Exercise brief
Retype only what runs from the first line of the listing to the line holding "const M_VALUES = [3, 4, 5, 6, 7, 8, 9, 10];", both included. Do not retype the pictures.

Input rows
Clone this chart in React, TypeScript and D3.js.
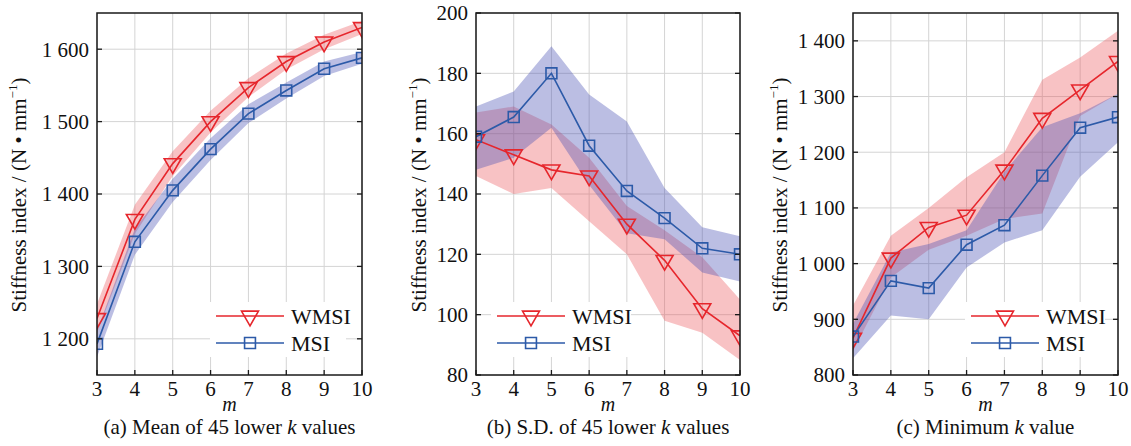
import { area, format, formatLocale, line, range, scaleLinear, symbol, symbolSquare, symbolTriangle } from "d3";

const WIDTH = 1131;
const HEIGHT = 446;
const TOP = 13;
const BOTTOM = 375;
const FONT = "Liberation Serif, DejaVu Serif, serif";

const RED = "#e6262c";
const BLUE = "#2c5aa8";
const RED_BAND = "rgb(235,80,85)";
const BLUE_BAND = "rgb(70,80,180)";

const M_VALUES = [3, 4, 5, 6, 7, 8, 9, 10];

// (a) mean of 45 lower k values
const A_WMSI = [1228, 1365, 1442, 1500, 1547, 1583, 1610, 1630];
const A_WMSI_HI = [1248, 1385, 1459, 1515, 1560, 1594, 1620, 1639];
const A_WMSI_LO = [1208, 1345, 1425, 1485, 1534, 1572, 1600, 1621];
const A_MSI = [1193, 1334, 1405, 1462, 1511, 1543, 1573, 1588];
const A_MSI_HI = [1211, 1352, 1421, 1477, 1524, 1554, 1583, 1596];
const A_MSI_LO = [1175, 1316, 1389, 1447, 1498, 1532, 1563, 1580];

// (b) S.D. of 45 lower k values
const B_WMSI = [158, 153, 148, 146, 130, 118, 102, 93];
const B_WMSI_HI = [167, 169, 163, 152, 136, 128, 119, 105];
const B_WMSI_LO = [146, 140, 142, 131, 120, 98, 94, 85];
const B_MSI = [159, 165.5, 180, 156, 141, 132, 122, 120];
const B_MSI_HI = [169, 174, 189, 173, 164, 142, 129, 126];
const B_MSI_LO = [148, 152, 162, 143, 127, 125, 114, 111];

// (c) minimum k value
const C_WMSI = [866, 1010, 1065, 1087, 1168, 1261, 1312, 1363];
const C_WMSI_HI = [925, 1050, 1100, 1155, 1200, 1330, 1370, 1418];
const C_WMSI_LO = [843, 975, 1025, 1050, 1080, 1090, 1265, 1305];
const C_MSI = [869, 969, 956, 1034, 1069, 1158, 1244, 1263];
const C_MSI_HI = [892, 1020, 1035, 1060, 1165, 1245, 1270, 1305];
const C_MSI_LO = [830, 907, 900, 993, 1038, 1060, 1156, 1218];

const A_TICKS = [1200, 1300, 1400, 1500, 1600];
const B_TICKS = [80, 100, 120, 140, 160, 180, 200];
const C_TICKS = [800, 900, 1000, 1100, 1200, 1300, 1400];

const spaced = formatLocale({ decimal: ".", thousands: " ", grouping: [3], currency: ["", ""] }).format(",d");
const plain = format("d");

const triangleDown = symbol(symbolTriangle, 125)();
const square = symbol(symbolSquare, 118)();

type PanelProps = {
  id: string;
  x0: number;
  x1: number;
  domain: [number, number];
  ticks: number[];
  wmsi: number[];
  wmsiHi: number[];
  wmsiLo: number[];
  msi: number[];
  msiHi: number[];
  msiLo: number[];
  caption: [string, string];
  titleX: number;
  legendX: number;
  legendW: number;
};

function Panel(p: PanelProps) {
  const x = scaleLinear().domain([3, 10]).range([p.x0, p.x1]);
  const y = scaleLinear().domain(p.domain).range([BOTTOM, TOP]);
  const idx = range(M_VALUES.length);
  const band = (hi: number[], lo: number[]) =>
    area<number>()
      .x((i) => x(M_VALUES[i]))
      .y0((i) => y(lo[i]))
      .y1((i) => y(hi[i]))(idx) ?? "";
  const path = (v: number[]) =>
    line<number>()
      .x((i) => x(M_VALUES[i]))
      .y((i) => y(v[i]))(idx) ?? "";
  const cx = (p.x0 + p.x1) / 2;
  const ly1 = 316;
  const ly2 = 343;

  return (
    <g fontFamily={FONT} fill="#111">
      <defs>
        <clipPath id={`clip-${p.id}`}>
          <rect x={p.x0} y={TOP} width={p.x1 - p.x0} height={BOTTOM - TOP} />
        </clipPath>
      </defs>
      {M_VALUES.map((m) => (
        <line key={`gx${m}`} x1={x(m)} x2={x(m)} y1={TOP} y2={BOTTOM} stroke="#d4d4d4" strokeWidth={1} />
      ))}
      {p.ticks.map((t) => (
        <line key={`gy${t}`} x1={p.x0} x2={p.x1} y1={y(t)} y2={y(t)} stroke="#d4d4d4" strokeWidth={1} />
      ))}
      <rect x={p.legendX - 6} y={302} width={p.legendW} height={55} fill="#fff" />
      <g clipPath={`url(#clip-${p.id})`}>
        <path d={band(p.wmsiHi, p.wmsiLo)} fill={RED_BAND} fillOpacity={0.35} />
        <path d={band(p.msiHi, p.msiLo)} fill={BLUE_BAND} fillOpacity={0.37} />
        <path d={path(p.wmsi)} fill="none" stroke={RED} strokeWidth={1.6} />
        {idx.map((i) => (
          <path key={`t${i}`} d={triangleDown} transform={`translate(${x(M_VALUES[i])},${y(p.wmsi[i])}) rotate(180)`} fill="none" stroke={RED} strokeWidth={1.6} />
        ))}
        <path d={path(p.msi)} fill="none" stroke={BLUE} strokeWidth={1.6} />
        {idx.map((i) => (
          <path key={`s${i}`} d={square} transform={`translate(${x(M_VALUES[i])},${y(p.msi[i])})`} fill="none" stroke={BLUE} strokeWidth={1.6} />
        ))}
      </g>
      {/* legend */}
      <line x1={p.legendX} x2={p.legendX + 68} y1={ly1} y2={ly1} stroke={RED} strokeWidth={1.6} />
      <path d={triangleDown} transform={`translate(${p.legendX + 34},${ly1}) rotate(180)`} fill="none" stroke={RED} strokeWidth={1.6} />
      <text x={p.legendX + 75} y={ly1} dy="0.35em" fontSize={22}>WMSI</text>
      <line x1={p.legendX} x2={p.legendX + 68} y1={ly2} y2={ly2} stroke={BLUE} strokeWidth={1.6} />
      <path d={square} transform={`translate(${p.legendX + 34},${ly2})`} fill="none" stroke={BLUE} strokeWidth={1.6} />
      <text x={p.legendX + 75} y={ly2} dy="0.35em" fontSize={22}>MSI</text>
      {/* frame and ticks */}
      <rect x={p.x0} y={TOP} width={p.x1 - p.x0} height={BOTTOM - TOP} fill="none" stroke="#1a1a1a" strokeWidth={1.5} />
      {M_VALUES.map((m) => (
        <g key={`xt${m}`}>
          <line x1={x(m)} x2={x(m)} y1={BOTTOM} y2={BOTTOM - 5} stroke="#1a1a1a" strokeWidth={1.3} />
          <text x={x(m)} y={396} textAnchor="middle" fontSize={21}>{plain(m)}</text>
        </g>
      ))}
      {p.ticks.map((t) => (
        <g key={`yt${t}`}>
          <line x1={p.x0} x2={p.x0 + 5} y1={y(t)} y2={y(t)} stroke="#1a1a1a" strokeWidth={1.3} />
          <line x1={p.x1} x2={p.x1 - 5} y1={y(t)} y2={y(t)} stroke="#1a1a1a" strokeWidth={1.3} />
          <text x={p.x0 - 8} y={y(t)} dy="0.35em" textAnchor="end" fontSize={21}>{spaced(t)}</text>
        </g>
      ))}
      <text x={cx} y={411} textAnchor="middle" fontSize={20} fontStyle="italic">m</text>
      <text x={cx} y={434} textAnchor="middle" fontSize={21}>
        {p.caption[0]}
        <tspan fontStyle="italic">k</tspan>
        {p.caption[1]}
      </text>
      <text transform={`translate(${p.titleX},195) rotate(-90)`} textAnchor="middle" fontSize={21}>
        Stiffness index / (N • mm
        <tspan fontSize={13} dy={-9}>−1</tspan>
        <tspan dy={9}>)</tspan>
      </text>
    </g>
  );
}

export default function App() {
  return (
    <svg width={WIDTH} height={HEIGHT} viewBox={`0 0 ${WIDTH} ${HEIGHT}`} style={{ position: "absolute", left: 0, top: 0, background: "#fff" }}>
      <rect width={WIDTH} height={HEIGHT} fill="#fff" />
      <Panel
        id="a" x0={97} x1={362} domain={[1150, 1650]} ticks={A_TICKS}
        wmsi={A_WMSI} wmsiHi={A_WMSI_HI} wmsiLo={A_WMSI_LO}
        msi={A_MSI} msiHi={A_MSI_HI} msiLo={A_MSI_LO}
        caption={["(a) Mean of 45 lower ", " values"]}
        titleX={26} legendX={216} legendW={136}
      />
      <Panel
        id="b" x0={476} x1={740} domain={[80, 200]} ticks={B_TICKS}
        wmsi={B_WMSI} wmsiHi={B_WMSI_HI} wmsiLo={B_WMSI_LO}
        msi={B_MSI} msiHi={B_MSI_HI} msiLo={B_MSI_LO}
        caption={["(b) S.D. of 45 lower ", " values"]}
        titleX={426} legendX={497} legendW={140}
      />
      <Panel
        id="c" x0={853} x1={1118} domain={[800, 1450]} ticks={C_TICKS}
        wmsi={C_WMSI} wmsiHi={C_WMSI_HI} wmsiLo={C_WMSI_LO}
        msi={C_MSI} msiHi={C_MSI_HI} msiLo={C_MSI_LO}
        caption={["(c) Minimum ", " value"]}
        titleX={787} legendX={971} legendW={140}
      />
    </svg>
  );
}
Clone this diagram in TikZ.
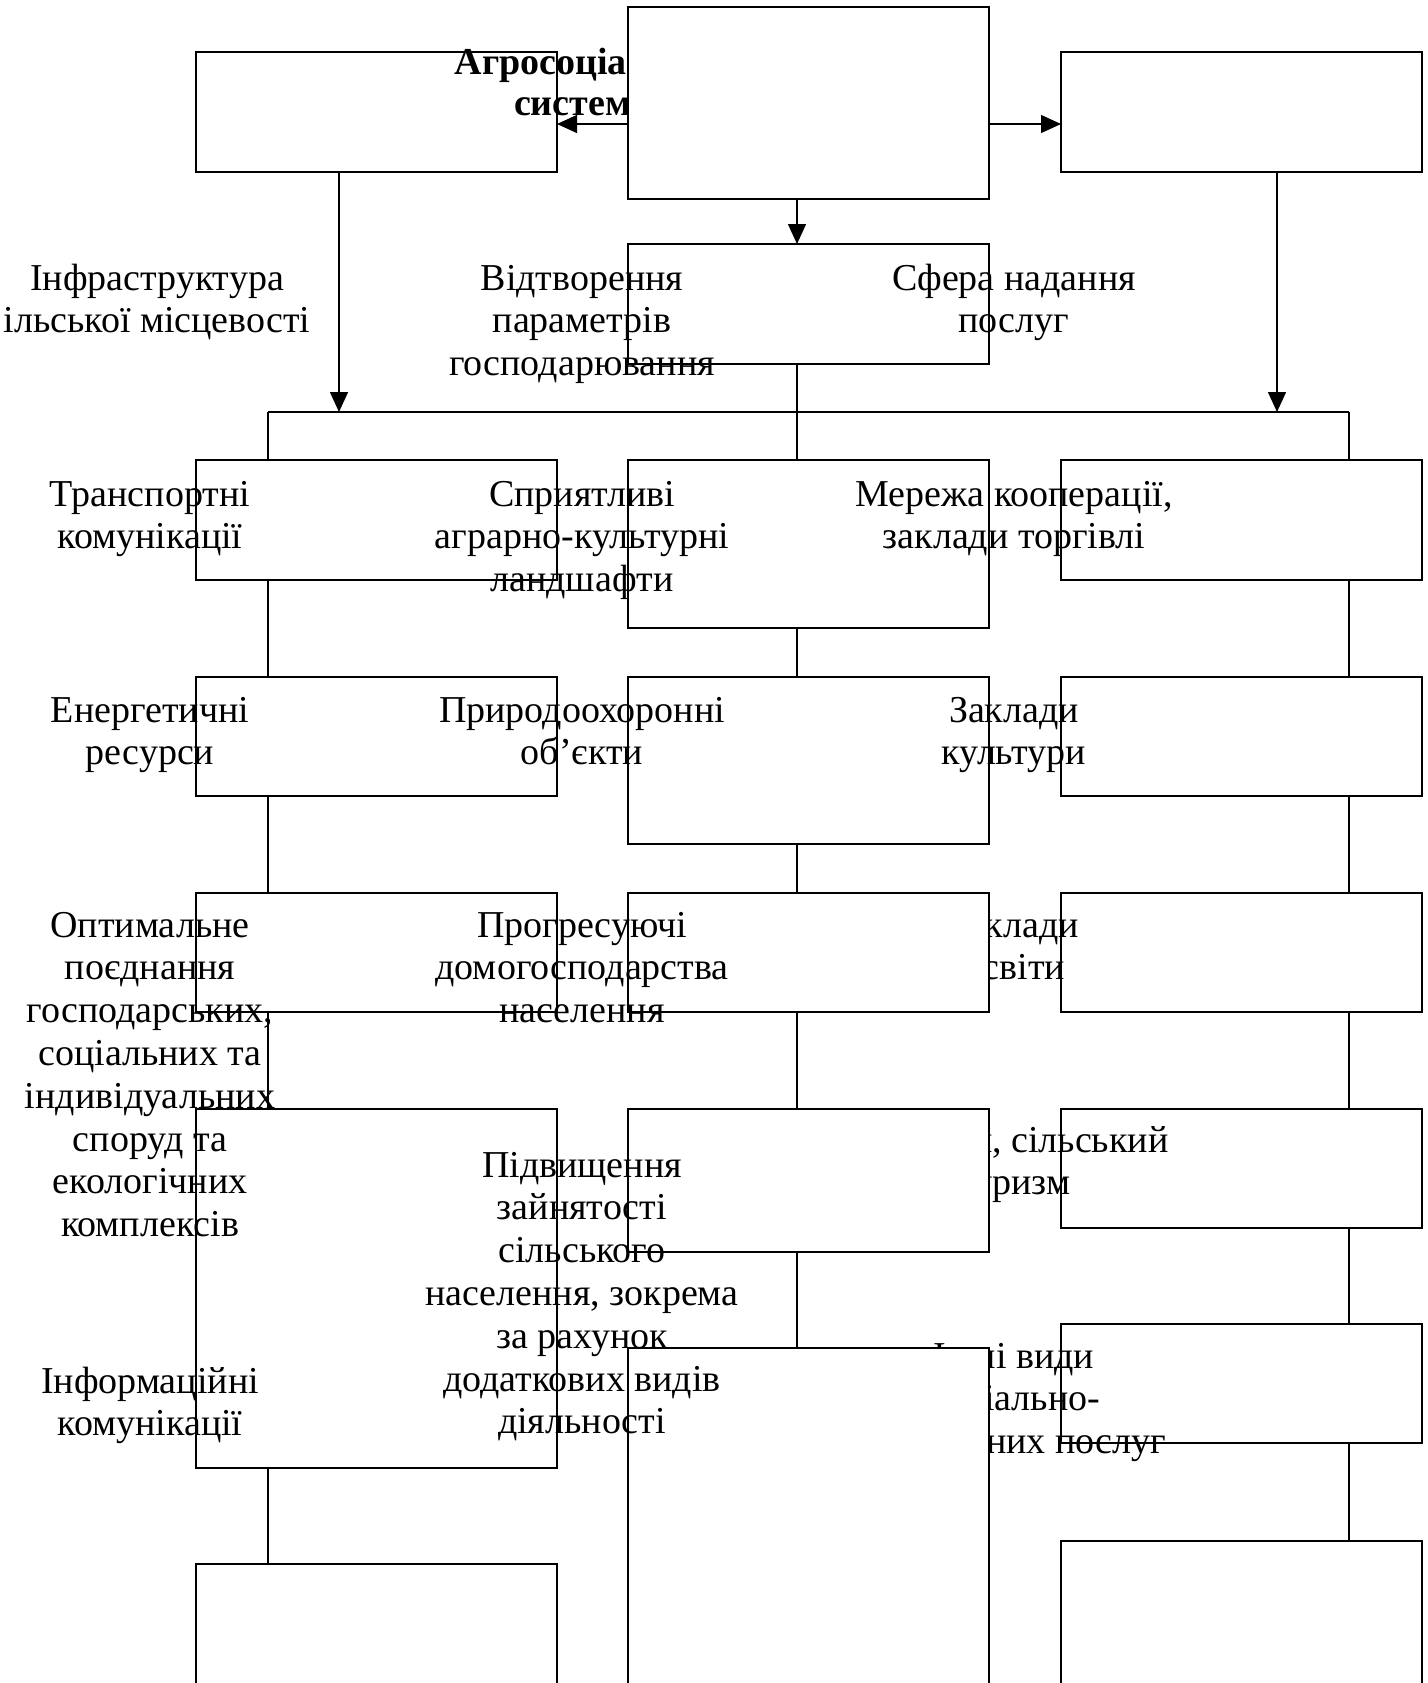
\documentclass[tikz,border=0pt]{standalone}
\usepackage{fontspec}
\setmainfont{Liberation Serif}
\usetikzlibrary{arrows.meta}
\newcommand\mytxt[1]{\begin{tabular}[t]{@{}c@{}}#1\end{tabular}}
\begin{document}
\begin{tikzpicture}[x=0.5pt,y=-0.5pt,
  box/.style={draw, line width=1pt, inner sep=0pt, outer sep=0pt, anchor=north west, minimum width=180.5pt},
  wbox/.style={box, fill=white},
  lbl/.style={inner sep=0pt, outer sep=0pt, anchor=base, font=\fontsize{19pt}{21.4pt}\selectfont},
  blbl/.style={lbl, font=\fontsize{19pt}{20.5pt}\selectfont\bfseries},
  conn/.style={line width=0.7pt},
  arr/.style={conn, -{Triangle[length=10pt,width=9pt]}}]
\useasboundingbox (0,0) rectangle (1428,1683);
\clip (0,0) rectangle (1428,1683);
\renewcommand\arraystretch{1}
% named guide coordinates
\coordinate (ay) at (0,124);
\coordinate (bus) at (0,412);
\coordinate (lx) at (268,0);
\coordinate (cx) at (797,0);
\coordinate (rx) at (1349,0);
\coordinate (ax1) at (339,0);
\coordinate (ax2) at (1277,0);
% top level
\node[box, minimum height=60pt] (tl) at (196,52) {};
\node[box, minimum height=60pt] (tr) at (1061,52) {};
\node[blbl] (title) at (582,74) {\mytxt{Агросоціальна\\система}};
\node[wbox, minimum height=96pt] (top) at (628,7) {};
\node[box, minimum height=60pt] (mid) at (628,244) {};
% column boxes
\node[box, minimum height=60pt] (l1) at (196,460) {};
\node[box, minimum height=59.5pt] (l2) at (196,677) {};
\node[box, minimum height=59.5pt] (l3) at (196,893) {};
\node[box, minimum height=179.5pt] (l4) at (196,1109) {};
\node[box, minimum height=100pt] (l5) at (196,1564) {};
\node[box, minimum height=84pt] (c1) at (628,460) {};
\node[box, minimum height=83.5pt] (c2) at (628,677) {};
\node[box, minimum height=60pt] (r1) at (1061,460) {};
\node[box, minimum height=59.5pt] (r2) at (1061,677) {};
\node[box, minimum height=59.5pt] (r3) at (1061,893) {};
\node[box, minimum height=59.5pt] (r4) at (1061,1109) {};
\node[box, minimum height=59.5pt] (r5) at (1061,1324) {};
\node[box, minimum height=100pt] (r6) at (1061,1541) {};
% right texts partly hidden by middle boxes
\node[lbl] (zo) at (1014,937) {\mytxt{Заклади\\освіти}};
\node[lbl] (got) at (1014,1152) {\mytxt{Зелений, сільський\\туризм}};
\node[lbl] (inshi) at (1014,1368) {\mytxt{Інші види\\соціально-\\культурних послуг}};
% white middle boxes
\node[wbox, minimum height=59.5pt] (c3) at (628,893) {};
\node[wbox, minimum height=71.5pt] (c4) at (628,1109) {};
\node[wbox, minimum height=200pt] (c5) at (628,1348) {};
% connectors
\draw[arr] (top.west |- ay) -- (tl.east |- ay);
\draw[arr] (top.east |- ay) -- (tr.west |- ay);
\draw[arr] (top.south -| cx) -- (mid.north -| cx);
\draw[arr] (tl.south -| ax1) -- (ax1 |- bus);
\draw[arr] (tr.south -| ax2) -- (ax2 |- bus);
\draw[conn] (lx |- bus) -- (rx |- bus);
\draw[conn] (mid.south -| cx) -- (c1.north -| cx);
\draw[conn] (lx |- bus) -- (l1.north -| lx);
\draw[conn] (rx |- bus) -- (r1.north -| rx);
\draw[conn] (l1.south -| lx) -- (l2.north -| lx);
\draw[conn] (l2.south -| lx) -- (l3.north -| lx);
\draw[conn] (l3.south -| lx) -- (l4.north -| lx);
\draw[conn] (l4.south -| lx) -- (l5.north -| lx);
\draw[conn] (c1.south -| cx) -- (c2.north -| cx);
\draw[conn] (c2.south -| cx) -- (c3.north -| cx);
\draw[conn] (c3.south -| cx) -- (c4.north -| cx);
\draw[conn] (c4.south -| cx) -- (c5.north -| cx);
\draw[conn] (r1.south -| rx) -- (r2.north -| rx);
\draw[conn] (r2.south -| rx) -- (r3.north -| rx);
\draw[conn] (r3.south -| rx) -- (r4.north -| rx);
\draw[conn] (r4.south -| rx) -- (r5.north -| rx);
\draw[conn] (r5.south -| rx) -- (r6.north -| rx);
% visible texts
\node[lbl] (inf) at (157,290) {\mytxt{Інфраструктура\\ільської місцевості}};
\node[lbl] (vid) at (582,290) {\mytxt{Відтворення\\параметрів\\господарювання}};
\node[lbl] (sf) at (1014,290) {\mytxt{Сфера надання\\послуг}};
\node[lbl] (tk) at (150,506) {\mytxt{Транспортні\\комунікації}};
\node[lbl] (spr) at (582,506) {\mytxt{Сприятливі\\аграрно-культурні\\ландшафти}};
\node[lbl] (mer) at (1014,506) {\mytxt{Мережа кооперації,\\заклади торгівлі}};
\node[lbl] (en) at (150,722) {\mytxt{Енергетичні\\ресурси}};
\node[lbl] (pr) at (582,722) {\mytxt{Природоохоронні\\об’єкти}};
\node[lbl] (zk) at (1014,722) {\mytxt{Заклади\\культури}};
\node[lbl] (opt) at (150,937) {\mytxt{Оптимальне\\поєднання\\господарських,\\соціальних та\\індивідуальних\\споруд та\\екологічних\\комплексів}};
\node[lbl] (prog) at (582,937) {\mytxt{Прогресуючі\\домогосподарства\\населення}};
\node[lbl] (pidv) at (582,1177) {\mytxt{Підвищення\\зайнятості\\сільського\\населення, зокрема\\за рахунок\\додаткових видів\\діяльності}};
\node[lbl] (ik) at (150,1393) {\mytxt{Інформаційні\\комунікації}};
\end{tikzpicture}
\end{document}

Solution
Clone this chart in React, TypeScript and D3.js.
import { area, format, formatLocale, line, range, scaleLinear, symbol, symbolSquare, symbolTriangle } from "d3";

const WIDTH = 1131;
const HEIGHT = 446;
const TOP = 13;
const BOTTOM = 375;
const FONT = "Liberation Serif, DejaVu Serif, serif";

const RED = "#e6262c";
const BLUE = "#2c5aa8";
const RED_BAND = "rgb(235,80,85)";
const BLUE_BAND = "rgb(70,80,180)";

const M_VALUES = [3, 4, 5, 6, 7, 8, 9, 10];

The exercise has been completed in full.